Великие авантюры эпохи | страница 34
В результате всех этих пертурбаций Требич перебрался в Китай, где он попеременно состоял на службе у различных политических группировок, сражавшихся за контроль над китайскими провинциями. Он предложил свои услуги генералу У Пэйфу, союзнику британцев в регионе. Игнац даже отправился в Венецию, чтобы представлять У Пэйфу на китайско-немецко-австрийских переговорах (большого успеха, правда, ему добиться не удалось). Спустя некоторое время Требич опять перешёл на другую сторону: бросив У Пэйфу, он начал работать на японцев и британцев, предлагая им помощь в устранении китайского генерала.

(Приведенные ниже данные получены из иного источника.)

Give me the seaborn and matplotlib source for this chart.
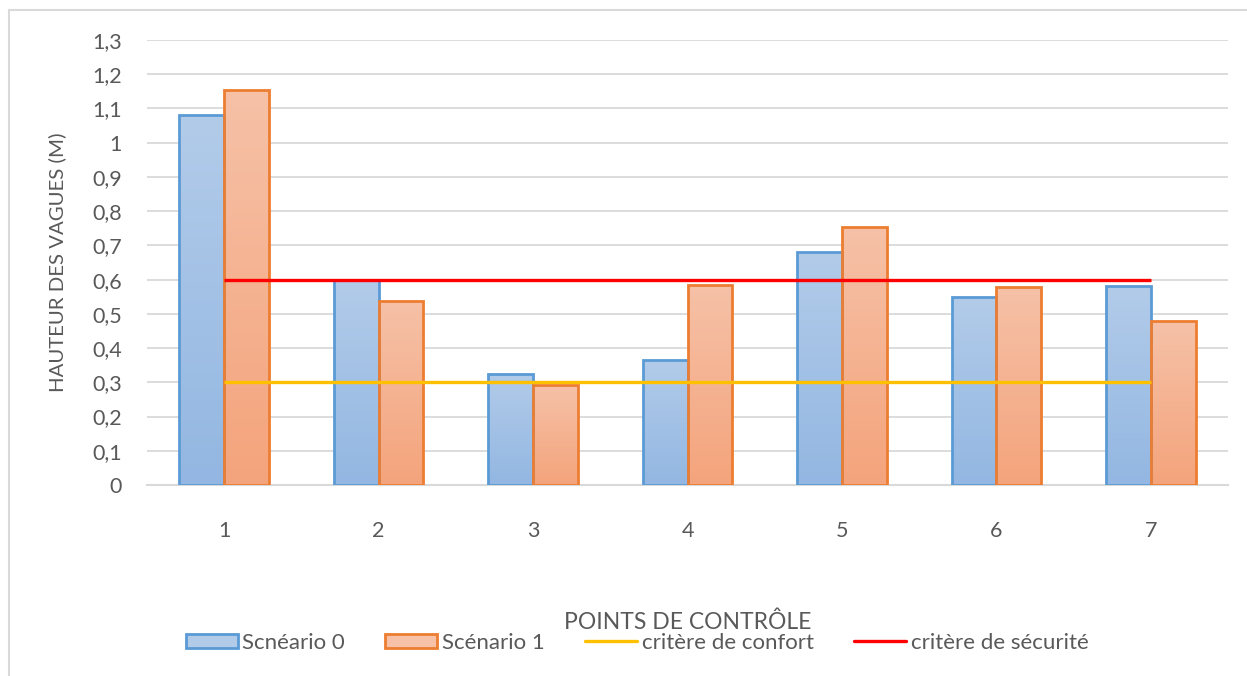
import numpy as np
import pandas as pd
import matplotlib
matplotlib.use("Agg")
import matplotlib.pyplot as plt
from matplotlib.patches import Patch, Rectangle
from matplotlib.lines import Line2D
from matplotlib.colors import LinearSegmentedColormap
import seaborn as sns

# Wave heights at each control point
points = ["1", "2", "3", "4", "5", "6", "7"]
scenario_0 = [1.08, 0.60, 0.325, 0.365, 0.68, 0.55, 0.58]
scenario_1 = [1.155, 0.538, 0.292, 0.583, 0.755, 0.577, 0.478]
series_names = ["Scnéario 0", "Scénario 1"]

# Threshold criteria
comfort_level = 0.3
safety_level = 0.6
criteria_names = ["critère de confort", "critère de sécurité"]

y_ticks = [0, 0.1, 0.2, 0.3, 0.4, 0.5, 0.6, 0.7, 0.8, 0.9, 1.0, 1.1, 1.2, 1.3]
y_tick_labels = ["0", "0,1", "0,2", "0,3", "0,4", "0,5", "0,6", "0,7", "0,8",
                 "0,9", "1", "1,1", "1,2", "1,3"]

x_title = "POINTS DE CONTRÔLE"
y_title = "HAUTEUR DES VAGUES (M)"

df = pd.DataFrame({
    "point": points * 2,
    "hauteur": scenario_0 + scenario_1,
    "scenario": [series_names[0]] * len(points) + [series_names[1]] * len(points),
})

sns.set_theme(style="white")
plt.rcParams["font.family"] = ["Lato", "DejaVu Sans"]
text_color = "#595959"
grid_color = "#d9d9d9"
tick_fs = 15.5
legend_fs = 16

blue_edge = "#5b9bd5"
orange_edge = "#ed7d31"
blue_grad = ("#93b7e2", "#b2cbe9")      # bottom -> top
orange_grad = ("#f4a47c", "#f6c1a7")
comfort_color = "#ffc000"
safety_color = "#ff0000"

fig = plt.figure(figsize=(12.47, 6.76), dpi=100)
ax = fig.add_axes([147 / 1247, 1 - 485 / 676, (1228 - 147) / 1247, (485 - 40) / 676])

sns.barplot(data=df, x="point", y="hauteur", hue="scenario", order=points,
            hue_order=series_names, width=0.58, palette=[blue_edge, orange_edge],
            ax=ax, legend=False, zorder=3)

# Gradient fills clipped to each bar, with the solid outline kept on top
for container, edge, grad in zip(ax.containers, [blue_edge, orange_edge],
                                 [blue_grad, orange_grad]):
    cmap = LinearSegmentedColormap.from_list("g", list(grad))
    for bar in container:
        x0, y0 = bar.get_x(), bar.get_y()
        w, h = bar.get_width(), bar.get_height()
        bar.set_facecolor("none")
        bar.set_edgecolor(edge)
        bar.set_linewidth(2.0)
        bar.set_zorder(4)
        img = ax.imshow(np.linspace(0, 1, 64).reshape(-1, 1), cmap=cmap,
                        origin="lower", extent=(x0, x0 + w, y0, y0 + h),
                        aspect="auto", zorder=3, interpolation="bicubic")
        img.set_clip_path(bar)

ax.set_xlim(-0.5, len(points) - 0.5)
ax.set_ylim(0, 1.3)

# Threshold lines from the first to the last control point
xs = np.arange(len(points))
ax.plot(xs[[0, -1]], [comfort_level, comfort_level], color=comfort_color,
        lw=2.4, zorder=5, solid_capstyle="butt")
ax.plot(xs[[0, -1]], [safety_level, safety_level], color=safety_color,
        lw=2.4, zorder=5, solid_capstyle="butt")

ax.set_yticks(y_ticks)
ax.set_yticklabels(y_tick_labels)
ax.yaxis.grid(True, color=grid_color, lw=1.3, zorder=0)
ax.xaxis.grid(False)
ax.set_axisbelow(True)
for side in ["left", "right", "top"]:
    ax.spines[side].set_visible(False)
ax.spines["bottom"].set_color(grid_color)
ax.spines["bottom"].set_linewidth(1.5)
ax.tick_params(axis="y", length=0, pad=18, labelsize=tick_fs, labelcolor=text_color)
ax.tick_params(axis="x", length=0, pad=26, labelsize=tick_fs, labelcolor=text_color)

ax.set_xlabel(x_title, fontsize=16.5, color=text_color, va="center")
ax.xaxis.set_label_coords(0.5, (485 - 622) / 445)
ax.set_ylabel(y_title, fontsize=14.7, color=text_color, va="center")
ax.yaxis.set_label_coords((57 - 147) / 1081, 0.5)

handles = [
    Patch(facecolor=blue_grad[1], edgecolor=blue_edge, lw=2.0),
    Patch(facecolor=orange_grad[1], edgecolor=orange_edge, lw=2.0),
    Line2D([0], [0], color=comfort_color, lw=2.4),
    Line2D([0], [0], color=safety_color, lw=2.4),
]
fig.legend(handles, series_names + criteria_names, loc="center",
           bbox_to_anchor=(637 / 1247, 1 - 643 / 676), ncol=4, frameon=False,
           fontsize=legend_fs, labelcolor=text_color, handlelength=2.34,
           handleheight=0.62, handletextpad=0.22, columnspacing=1.8)

# Chart area border
fig.patches.append(Rectangle((9 / 1247, -0.01), 1.0, 1 - 10 / 676 + 0.01,
                             transform=fig.transFigure, fill=False,
                             edgecolor=grid_color, lw=1.5))

fig.savefig("out.png", dpi=100, facecolor="white")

В конце 1920-х Игнац вспомнил о том, чем он занимался в начале своего пути: он объявил об астральном прозрении и постригся в буддистские монахи. В 1931 году он обустроил собственный монастырь в Шанхае и провёл в этом городе последнее десятилетие своей жизни, работая на британскую и японскую разведку, вымогая имущество у послушников, которые жили с ним в спартанских условиях, и соблазняя юных шанхаек. А ещё он сменил имя – отныне его звали Чао Кунг.

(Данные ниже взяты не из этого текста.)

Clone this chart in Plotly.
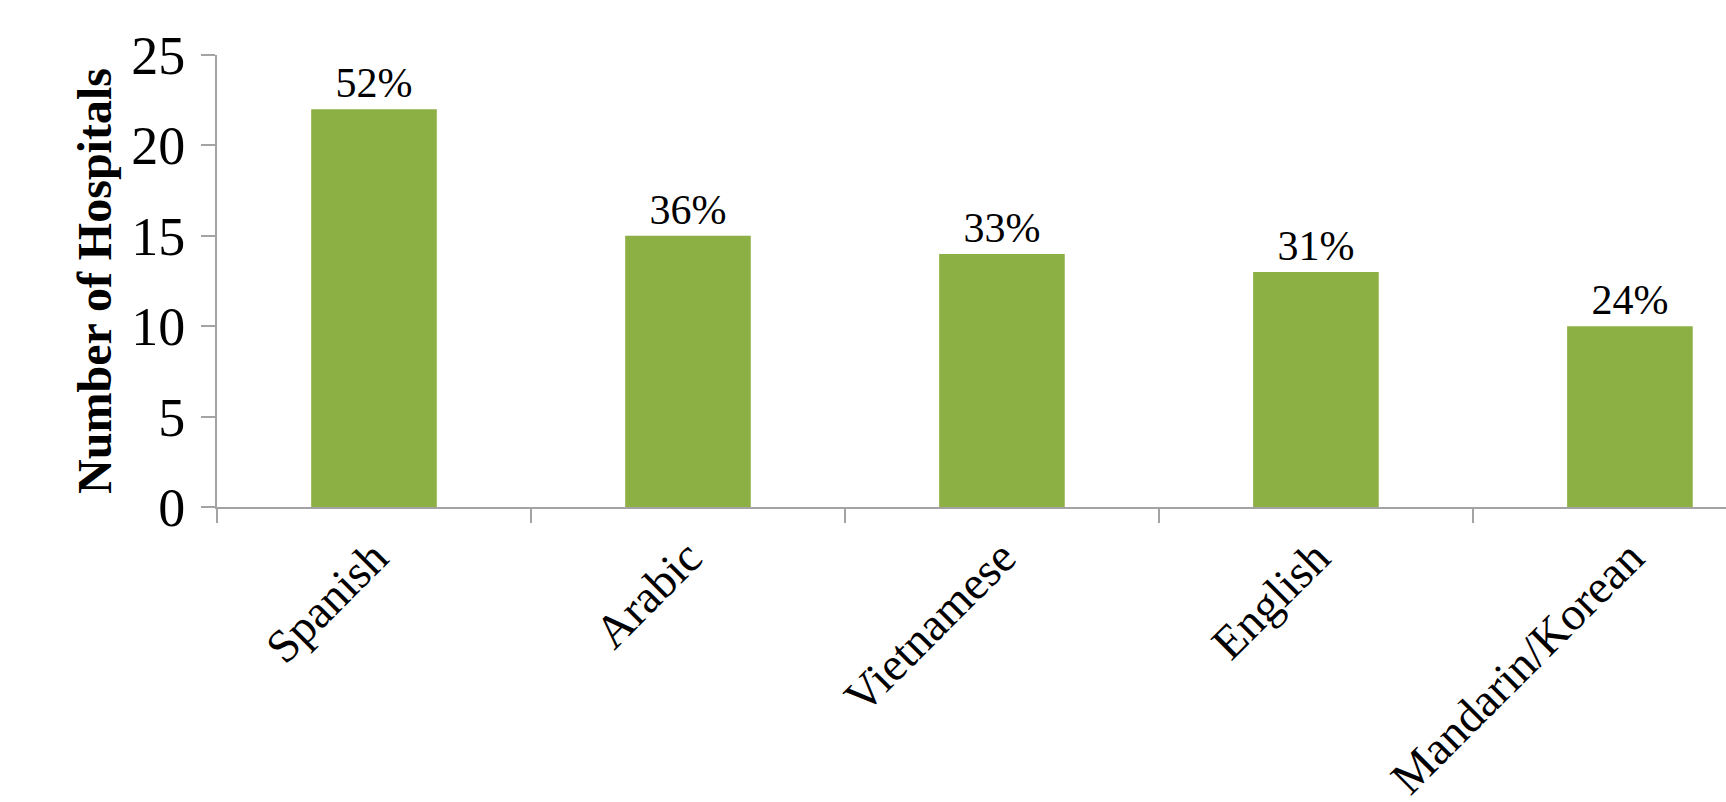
import plotly.graph_objects as go

categories = ["Spanish", "Arabic", "Vietnamese", "English", "Mandarin/Korean"]
hospitals = [22, 15, 14, 13, 10]
percent_labels = ["52%", "36%", "33%", "31%", "24%"]
y_ticks = [0, 5, 10, 15, 20, 25]

FONT = "Liberation Serif, Times New Roman, serif"
AXIS_GREY = "#a3a3a3"

fig = go.Figure(
    go.Bar(
        x=categories,
        y=hospitals,
        text=percent_labels,
        textposition="outside",
        textfont=dict(family=FONT, size=42, color="black"),
        cliponaxis=False,
        width=0.4,
        marker=dict(color="#8cb043", line=dict(width=0)),
    )
)

fig.update_layout(
    width=1726,
    height=802,
    margin=dict(l=217, r=0, t=55, b=295),
    plot_bgcolor="white",
    paper_bgcolor="white",
    showlegend=False,
    font=dict(family=FONT, color="black"),
)

fig.update_xaxes(
    type="category",
    range=[-0.5, 4.306],
    automargin=False,
    tickson="boundaries",
    ticks="outside",
    ticklen=14,
    tickwidth=1.5,
    tickcolor=AXIS_GREY,
    showline=True,
    linecolor=AXIS_GREY,
    linewidth=2,
    showgrid=False,
    tickangle=-45,
    tickfont=dict(family=FONT, size=47, color="black"),
    ticklabelstandoff=2,
)

fig.update_yaxes(
    range=[0, 25],
    tickvals=y_ticks,
    automargin=False,
    ticks="outside",
    ticklen=14,
    tickwidth=1.5,
    tickcolor=AXIS_GREY,
    showline=True,
    linecolor=AXIS_GREY,
    linewidth=2,
    showgrid=False,
    zeroline=False,
    tickfont=dict(family=FONT, size=54, color="black"),
    ticklabelstandoff=5,
    title=dict(
        text="<b>Number of Hospitals</b>",
        font=dict(family=FONT, size=48, color="black"),
        standoff=4,
    ),
)

fig.write_html(
    "out.html",
    config={"displayModeBar": False},
    post_script="document.body.style.margin='0';document.body.style.overflow='hidden';",
)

Он всё ещё совершал эскапады. То писал письма генералу Хорти о том, что мечтает вернуться в Венгрию и умереть в ней. То мечтал создать буддийские школы в Европе (но был отовсюду гоним, так как считался шпионом). То вдруг желал лететь в Берлин, чтобы поговорить с Гитлером о Тибете, Индии и Китае (впрочем, ему было отказано во въезде). В конце концов, он даже обещал Германии поднять миллионы буддистов на борьбу с англичанами.
Ничего этого не произошло – Игнац умер раньше, чем успел всерьёз описать свой план руководителям нацистской Германии. В 1943 году, когда крушение очередного германского рейха было уже вполне очевидным, Требич скончался в Шанхае – и на его похоронах присутствовали тысячи человек.
Наверное, ему бы понравилась такая помпа. Он сам, проживший странную и сумрачную жизнь, чувствовал себя осколком того времени, когда большие имена и звучные титулы значили что-то настоящее. В своих странствиях и авантюрах он всё время пытался добиться какого-то величия, какой-то стабильности, которая смогла бы удержать его на плаву во времена сплошных перемен. Но такого благополучия судьба ему не приготовила.
Вместо этого его биография состояла из сплошных подъёмов и спусков, которые сменяли друг друга так быстро, что и ему самому наверняка подчас было сложно уследить за ними. Таким был двадцатый век – эпоха разрушенных биографий, устоев и судеб.